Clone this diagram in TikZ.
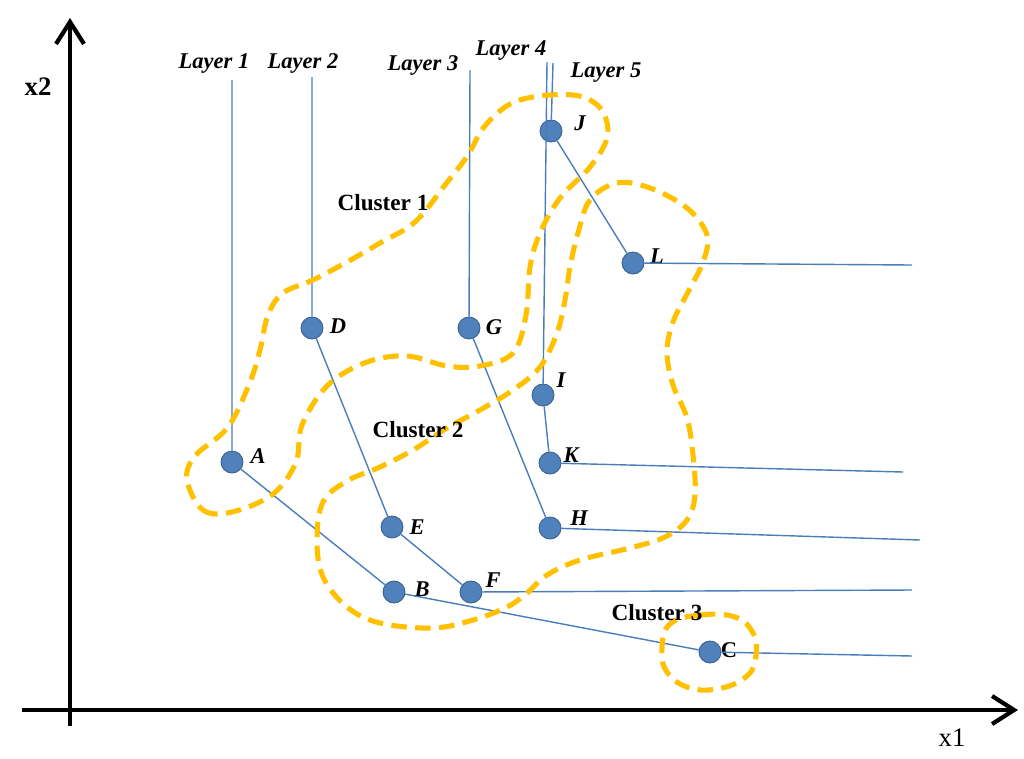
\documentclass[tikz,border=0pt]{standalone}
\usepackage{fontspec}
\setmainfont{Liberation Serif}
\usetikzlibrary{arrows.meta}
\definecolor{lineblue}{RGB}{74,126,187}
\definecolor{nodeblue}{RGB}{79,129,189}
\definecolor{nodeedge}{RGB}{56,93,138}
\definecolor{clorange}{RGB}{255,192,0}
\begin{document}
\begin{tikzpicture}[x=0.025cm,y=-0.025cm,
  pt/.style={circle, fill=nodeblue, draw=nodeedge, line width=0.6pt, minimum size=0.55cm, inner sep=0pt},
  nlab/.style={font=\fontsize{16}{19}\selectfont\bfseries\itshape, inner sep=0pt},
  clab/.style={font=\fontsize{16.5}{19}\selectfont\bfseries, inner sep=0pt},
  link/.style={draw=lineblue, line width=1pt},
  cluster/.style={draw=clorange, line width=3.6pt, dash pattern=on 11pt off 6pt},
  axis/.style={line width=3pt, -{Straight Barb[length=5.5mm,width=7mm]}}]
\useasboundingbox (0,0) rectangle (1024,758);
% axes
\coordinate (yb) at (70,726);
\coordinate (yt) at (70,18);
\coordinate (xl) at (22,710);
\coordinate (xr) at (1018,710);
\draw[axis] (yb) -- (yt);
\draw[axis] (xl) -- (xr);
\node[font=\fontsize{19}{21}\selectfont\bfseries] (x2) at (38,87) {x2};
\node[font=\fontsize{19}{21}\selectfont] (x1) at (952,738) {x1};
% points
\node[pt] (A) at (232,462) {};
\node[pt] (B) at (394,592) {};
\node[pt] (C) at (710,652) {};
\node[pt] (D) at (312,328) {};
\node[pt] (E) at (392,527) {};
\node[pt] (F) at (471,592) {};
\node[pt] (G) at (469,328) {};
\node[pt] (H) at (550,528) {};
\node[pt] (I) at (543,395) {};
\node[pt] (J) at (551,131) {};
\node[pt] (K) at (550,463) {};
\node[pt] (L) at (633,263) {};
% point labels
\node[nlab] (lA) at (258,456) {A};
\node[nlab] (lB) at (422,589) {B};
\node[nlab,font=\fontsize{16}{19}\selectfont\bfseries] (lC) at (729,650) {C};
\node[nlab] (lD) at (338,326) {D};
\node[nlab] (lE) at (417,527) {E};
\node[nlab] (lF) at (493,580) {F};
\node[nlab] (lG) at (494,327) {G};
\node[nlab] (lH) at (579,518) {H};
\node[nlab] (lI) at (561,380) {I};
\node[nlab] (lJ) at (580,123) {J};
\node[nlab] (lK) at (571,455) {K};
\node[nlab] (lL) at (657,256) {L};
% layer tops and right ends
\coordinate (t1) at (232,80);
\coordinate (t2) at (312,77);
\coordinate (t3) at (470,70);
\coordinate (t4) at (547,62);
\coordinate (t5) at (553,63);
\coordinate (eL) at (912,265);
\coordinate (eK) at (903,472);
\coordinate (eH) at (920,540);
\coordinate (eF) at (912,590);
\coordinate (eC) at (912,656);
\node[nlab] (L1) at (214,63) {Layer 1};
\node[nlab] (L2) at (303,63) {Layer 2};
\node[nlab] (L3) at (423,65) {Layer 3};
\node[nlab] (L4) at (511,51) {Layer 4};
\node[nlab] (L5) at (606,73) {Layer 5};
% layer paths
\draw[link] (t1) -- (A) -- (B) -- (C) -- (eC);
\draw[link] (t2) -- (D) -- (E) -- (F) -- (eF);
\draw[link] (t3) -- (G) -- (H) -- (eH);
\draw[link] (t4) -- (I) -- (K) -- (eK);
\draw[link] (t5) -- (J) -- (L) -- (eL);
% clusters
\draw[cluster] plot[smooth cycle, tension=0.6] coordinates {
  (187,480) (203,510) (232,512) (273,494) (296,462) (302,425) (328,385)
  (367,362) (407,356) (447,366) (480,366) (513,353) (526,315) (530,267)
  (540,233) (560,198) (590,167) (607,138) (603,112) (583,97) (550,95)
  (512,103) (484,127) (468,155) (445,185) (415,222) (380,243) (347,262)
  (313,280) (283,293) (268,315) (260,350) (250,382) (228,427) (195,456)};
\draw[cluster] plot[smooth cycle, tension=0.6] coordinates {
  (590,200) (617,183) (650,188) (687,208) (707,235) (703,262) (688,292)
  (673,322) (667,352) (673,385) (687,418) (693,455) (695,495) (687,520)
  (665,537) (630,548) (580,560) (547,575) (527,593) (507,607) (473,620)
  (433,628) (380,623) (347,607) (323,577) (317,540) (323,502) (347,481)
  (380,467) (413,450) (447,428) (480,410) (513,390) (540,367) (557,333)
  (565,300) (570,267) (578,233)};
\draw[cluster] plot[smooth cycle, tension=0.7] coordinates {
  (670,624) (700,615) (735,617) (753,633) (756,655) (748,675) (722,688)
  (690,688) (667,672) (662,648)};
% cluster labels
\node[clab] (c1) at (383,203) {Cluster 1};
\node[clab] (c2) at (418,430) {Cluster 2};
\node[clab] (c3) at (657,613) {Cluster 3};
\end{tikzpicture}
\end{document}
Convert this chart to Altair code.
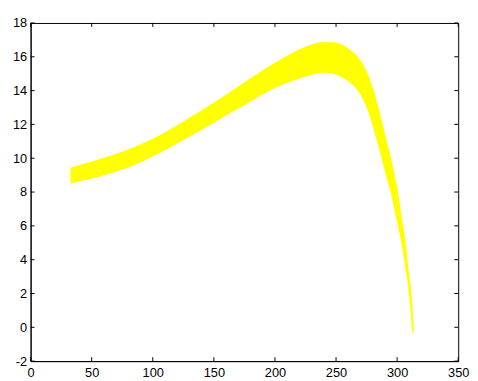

• **Task description**: Return the listing above in full and without alteration, excluding its pictures.

• **Answer below**:
Clone this diagram in TikZ.
\documentclass[tikz,border=0pt]{standalone}
\usepackage{fontspec}
\setmainfont{Liberation Serif}
\usetikzlibrary{arrows.meta}
\definecolor{lineblue}{RGB}{74,126,187}
\definecolor{nodeblue}{RGB}{79,129,189}
\definecolor{nodeedge}{RGB}{56,93,138}
\definecolor{clorange}{RGB}{255,192,0}
\begin{document}
\begin{tikzpicture}[x=0.025cm,y=-0.025cm,
  pt/.style={circle, fill=nodeblue, draw=nodeedge, line width=0.6pt, minimum size=0.55cm, inner sep=0pt},
  nlab/.style={font=\fontsize{16}{19}\selectfont\bfseries\itshape, inner sep=0pt},
  clab/.style={font=\fontsize{16.5}{19}\selectfont\bfseries, inner sep=0pt},
  link/.style={draw=lineblue, line width=1pt},
  cluster/.style={draw=clorange, line width=3.6pt, dash pattern=on 11pt off 6pt},
  axis/.style={line width=3pt, -{Straight Barb[length=5.5mm,width=7mm]}}]
\useasboundingbox (0,0) rectangle (1024,758);
% axes
\coordinate (yb) at (70,726);
\coordinate (yt) at (70,18);
\coordinate (xl) at (22,710);
\coordinate (xr) at (1018,710);
\draw[axis] (yb) -- (yt);
\draw[axis] (xl) -- (xr);
\node[font=\fontsize{19}{21}\selectfont\bfseries] (x2) at (38,87) {x2};
\node[font=\fontsize{19}{21}\selectfont] (x1) at (952,738) {x1};
% points
\node[pt] (A) at (232,462) {};
\node[pt] (B) at (394,592) {};
\node[pt] (C) at (710,652) {};
\node[pt] (D) at (312,328) {};
\node[pt] (E) at (392,527) {};
\node[pt] (F) at (471,592) {};
\node[pt] (G) at (469,328) {};
\node[pt] (H) at (550,528) {};
\node[pt] (I) at (543,395) {};
\node[pt] (J) at (551,131) {};
\node[pt] (K) at (550,463) {};
\node[pt] (L) at (633,263) {};
% point labels
\node[nlab] (lA) at (258,456) {A};
\node[nlab] (lB) at (422,589) {B};
\node[nlab,font=\fontsize{16}{19}\selectfont\bfseries] (lC) at (729,650) {C};
\node[nlab] (lD) at (338,326) {D};
\node[nlab] (lE) at (417,527) {E};
\node[nlab] (lF) at (493,580) {F};
\node[nlab] (lG) at (494,327) {G};
\node[nlab] (lH) at (579,518) {H};
\node[nlab] (lI) at (561,380) {I};
\node[nlab] (lJ) at (580,123) {J};
\node[nlab] (lK) at (571,455) {K};
\node[nlab] (lL) at (657,256) {L};
% layer tops and right ends
\coordinate (t1) at (232,80);
\coordinate (t2) at (312,77);
\coordinate (t3) at (470,70);
\coordinate (t4) at (547,62);
\coordinate (t5) at (553,63);
\coordinate (eL) at (912,265);
\coordinate (eK) at (903,472);
\coordinate (eH) at (920,540);
\coordinate (eF) at (912,590);
\coordinate (eC) at (912,656);
\node[nlab] (L1) at (214,63) {Layer 1};
\node[nlab] (L2) at (303,63) {Layer 2};
\node[nlab] (L3) at (423,65) {Layer 3};
\node[nlab] (L4) at (511,51) {Layer 4};
\node[nlab] (L5) at (606,73) {Layer 5};
% layer paths
\draw[link] (t1) -- (A) -- (B) -- (C) -- (eC);
\draw[link] (t2) -- (D) -- (E) -- (F) -- (eF);
\draw[link] (t3) -- (G) -- (H) -- (eH);
\draw[link] (t4) -- (I) -- (K) -- (eK);
\draw[link] (t5) -- (J) -- (L) -- (eL);
% clusters
\draw[cluster] plot[smooth cycle, tension=0.6] coordinates {
  (187,480) (203,510) (232,512) (273,494) (296,462) (302,425) (328,385)
  (367,362) (407,356) (447,366) (480,366) (513,353) (526,315) (530,267)
  (540,233) (560,198) (590,167) (607,138) (603,112) (583,97) (550,95)
  (512,103) (484,127) (468,155) (445,185) (415,222) (380,243) (347,262)
  (313,280) (283,293) (268,315) (260,350) (250,382) (228,427) (195,456)};
\draw[cluster] plot[smooth cycle, tension=0.6] coordinates {
  (590,200) (617,183) (650,188) (687,208) (707,235) (703,262) (688,292)
  (673,322) (667,352) (673,385) (687,418) (693,455) (695,495) (687,520)
  (665,537) (630,548) (580,560) (547,575) (527,593) (507,607) (473,620)
  (433,628) (380,623) (347,607) (323,577) (317,540) (323,502) (347,481)
  (380,467) (413,450) (447,428) (480,410) (513,390) (540,367) (557,333)
  (565,300) (570,267) (578,233)};
\draw[cluster] plot[smooth cycle, tension=0.7] coordinates {
  (670,624) (700,615) (735,617) (753,633) (756,655) (748,675) (722,688)
  (690,688) (667,672) (662,648)};
% cluster labels
\node[clab] (c1) at (383,203) {Cluster 1};
\node[clab] (c2) at (418,430) {Cluster 2};
\node[clab] (c3) at (657,613) {Cluster 3};
\end{tikzpicture}
\end{document}
Convert this chart to Altair code.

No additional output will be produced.